- _Written exercise_
Reply only with how many lines contain the word "matplotlib".
-- -- --
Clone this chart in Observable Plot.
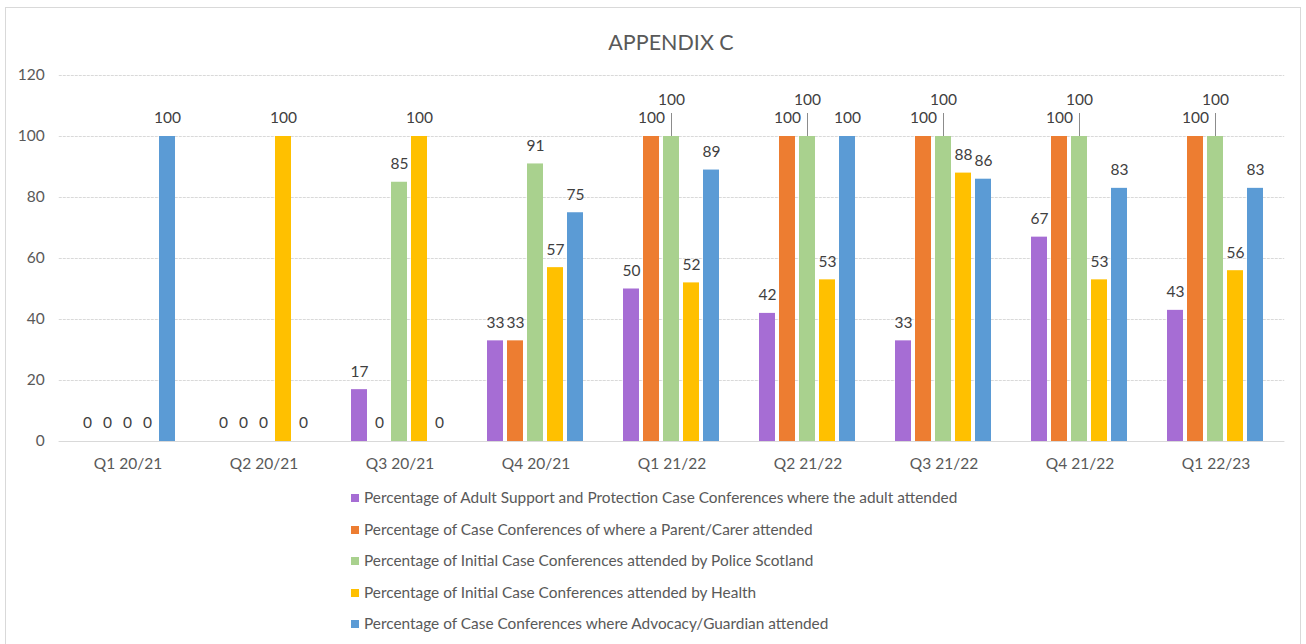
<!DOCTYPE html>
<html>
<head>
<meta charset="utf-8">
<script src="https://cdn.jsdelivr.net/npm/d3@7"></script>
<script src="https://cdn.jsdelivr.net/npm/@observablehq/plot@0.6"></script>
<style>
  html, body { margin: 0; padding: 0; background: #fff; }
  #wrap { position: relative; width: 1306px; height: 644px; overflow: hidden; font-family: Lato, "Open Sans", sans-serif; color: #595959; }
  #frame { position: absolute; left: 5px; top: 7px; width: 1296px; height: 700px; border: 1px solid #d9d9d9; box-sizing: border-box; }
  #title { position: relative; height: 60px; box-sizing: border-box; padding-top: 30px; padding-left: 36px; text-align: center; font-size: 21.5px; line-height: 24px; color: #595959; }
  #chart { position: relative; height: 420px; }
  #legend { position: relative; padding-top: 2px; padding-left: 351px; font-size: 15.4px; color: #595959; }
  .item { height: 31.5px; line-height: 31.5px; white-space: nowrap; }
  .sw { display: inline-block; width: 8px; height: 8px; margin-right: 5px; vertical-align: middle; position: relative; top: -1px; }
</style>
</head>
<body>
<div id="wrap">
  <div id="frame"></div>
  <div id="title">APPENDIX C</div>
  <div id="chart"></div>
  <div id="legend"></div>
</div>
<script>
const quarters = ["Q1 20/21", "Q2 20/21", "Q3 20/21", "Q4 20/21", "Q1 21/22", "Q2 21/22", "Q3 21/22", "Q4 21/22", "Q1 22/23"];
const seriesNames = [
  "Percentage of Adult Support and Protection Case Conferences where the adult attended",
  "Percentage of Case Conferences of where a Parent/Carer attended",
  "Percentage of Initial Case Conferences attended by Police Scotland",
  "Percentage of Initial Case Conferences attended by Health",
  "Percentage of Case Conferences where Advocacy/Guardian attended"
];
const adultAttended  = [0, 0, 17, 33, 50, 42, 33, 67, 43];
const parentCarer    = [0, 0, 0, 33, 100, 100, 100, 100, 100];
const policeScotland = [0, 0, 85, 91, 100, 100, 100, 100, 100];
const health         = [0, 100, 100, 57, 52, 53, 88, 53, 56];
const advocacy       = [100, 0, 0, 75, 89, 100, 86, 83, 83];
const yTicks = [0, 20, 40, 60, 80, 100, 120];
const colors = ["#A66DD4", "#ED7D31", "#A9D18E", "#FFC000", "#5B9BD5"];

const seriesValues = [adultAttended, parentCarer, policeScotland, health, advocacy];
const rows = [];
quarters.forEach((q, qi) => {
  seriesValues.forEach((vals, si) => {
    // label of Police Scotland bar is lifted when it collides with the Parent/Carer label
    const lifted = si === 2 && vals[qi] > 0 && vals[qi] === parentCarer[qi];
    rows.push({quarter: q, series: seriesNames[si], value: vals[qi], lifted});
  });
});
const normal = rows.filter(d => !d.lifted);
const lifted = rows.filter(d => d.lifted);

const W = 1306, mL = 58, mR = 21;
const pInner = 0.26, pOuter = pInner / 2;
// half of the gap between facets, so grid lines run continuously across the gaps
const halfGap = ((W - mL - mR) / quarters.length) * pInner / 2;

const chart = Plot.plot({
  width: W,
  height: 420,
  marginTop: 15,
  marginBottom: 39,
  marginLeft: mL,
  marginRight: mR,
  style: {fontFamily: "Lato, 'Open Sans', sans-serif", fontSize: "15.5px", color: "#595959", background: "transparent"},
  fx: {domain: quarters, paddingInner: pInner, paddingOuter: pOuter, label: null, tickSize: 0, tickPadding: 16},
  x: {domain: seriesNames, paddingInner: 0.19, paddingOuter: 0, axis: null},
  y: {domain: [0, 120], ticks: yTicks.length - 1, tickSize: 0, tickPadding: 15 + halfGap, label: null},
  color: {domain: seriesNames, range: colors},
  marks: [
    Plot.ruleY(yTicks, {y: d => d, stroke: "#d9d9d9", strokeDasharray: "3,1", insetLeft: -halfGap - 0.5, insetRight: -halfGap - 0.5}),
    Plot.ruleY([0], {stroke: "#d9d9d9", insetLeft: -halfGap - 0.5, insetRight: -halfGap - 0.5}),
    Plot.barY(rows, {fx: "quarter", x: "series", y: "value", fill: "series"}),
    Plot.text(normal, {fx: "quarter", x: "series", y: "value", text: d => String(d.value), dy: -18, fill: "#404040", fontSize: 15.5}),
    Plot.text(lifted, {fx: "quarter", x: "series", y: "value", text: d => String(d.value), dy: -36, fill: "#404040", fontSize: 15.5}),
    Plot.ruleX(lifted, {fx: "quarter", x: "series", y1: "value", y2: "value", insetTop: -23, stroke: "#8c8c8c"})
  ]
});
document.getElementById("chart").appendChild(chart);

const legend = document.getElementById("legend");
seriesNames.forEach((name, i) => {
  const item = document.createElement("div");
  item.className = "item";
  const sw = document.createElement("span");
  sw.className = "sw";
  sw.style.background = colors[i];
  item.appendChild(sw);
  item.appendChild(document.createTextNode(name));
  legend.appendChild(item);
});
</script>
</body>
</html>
-- -- --
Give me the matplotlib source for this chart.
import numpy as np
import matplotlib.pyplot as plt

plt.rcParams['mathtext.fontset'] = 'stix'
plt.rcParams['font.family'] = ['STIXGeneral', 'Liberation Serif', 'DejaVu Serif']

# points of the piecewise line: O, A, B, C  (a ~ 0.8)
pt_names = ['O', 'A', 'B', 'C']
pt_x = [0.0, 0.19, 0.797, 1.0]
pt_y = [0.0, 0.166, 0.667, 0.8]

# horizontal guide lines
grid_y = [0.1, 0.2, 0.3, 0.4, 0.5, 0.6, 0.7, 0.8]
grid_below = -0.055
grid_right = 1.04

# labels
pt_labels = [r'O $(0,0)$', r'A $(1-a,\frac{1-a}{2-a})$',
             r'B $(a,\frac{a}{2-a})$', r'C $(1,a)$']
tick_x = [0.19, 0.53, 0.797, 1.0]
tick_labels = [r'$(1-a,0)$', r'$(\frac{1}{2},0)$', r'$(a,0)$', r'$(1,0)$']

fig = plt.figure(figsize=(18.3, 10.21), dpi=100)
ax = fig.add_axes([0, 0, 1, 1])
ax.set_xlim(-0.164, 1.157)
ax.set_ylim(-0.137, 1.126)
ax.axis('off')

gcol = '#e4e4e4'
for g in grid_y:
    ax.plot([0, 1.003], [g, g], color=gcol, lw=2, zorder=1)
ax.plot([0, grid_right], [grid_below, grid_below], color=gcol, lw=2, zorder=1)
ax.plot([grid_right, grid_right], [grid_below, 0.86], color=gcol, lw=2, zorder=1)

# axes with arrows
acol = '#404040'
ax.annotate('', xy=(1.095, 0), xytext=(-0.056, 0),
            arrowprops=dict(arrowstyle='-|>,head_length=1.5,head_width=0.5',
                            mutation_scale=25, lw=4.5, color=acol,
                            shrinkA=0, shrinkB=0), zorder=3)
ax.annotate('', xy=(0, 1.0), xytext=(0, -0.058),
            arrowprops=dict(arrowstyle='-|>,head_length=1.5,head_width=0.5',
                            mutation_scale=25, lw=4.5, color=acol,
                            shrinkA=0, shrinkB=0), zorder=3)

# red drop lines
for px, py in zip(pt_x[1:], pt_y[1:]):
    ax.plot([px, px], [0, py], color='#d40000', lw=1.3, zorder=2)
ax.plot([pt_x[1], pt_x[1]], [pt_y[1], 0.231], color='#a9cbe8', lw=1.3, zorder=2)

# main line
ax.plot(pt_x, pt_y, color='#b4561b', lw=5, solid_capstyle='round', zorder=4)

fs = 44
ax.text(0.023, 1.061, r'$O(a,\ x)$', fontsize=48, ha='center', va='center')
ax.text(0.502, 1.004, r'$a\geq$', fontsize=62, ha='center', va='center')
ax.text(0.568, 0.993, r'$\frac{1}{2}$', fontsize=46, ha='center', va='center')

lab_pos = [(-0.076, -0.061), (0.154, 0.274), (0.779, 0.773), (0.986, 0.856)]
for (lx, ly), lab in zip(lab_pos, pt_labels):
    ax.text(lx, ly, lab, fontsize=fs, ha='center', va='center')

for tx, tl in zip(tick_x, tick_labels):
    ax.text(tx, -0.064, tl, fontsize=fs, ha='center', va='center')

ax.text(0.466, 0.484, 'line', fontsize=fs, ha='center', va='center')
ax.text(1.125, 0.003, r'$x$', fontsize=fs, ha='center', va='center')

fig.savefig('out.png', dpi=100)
-- -- --
- _Complete answer_
2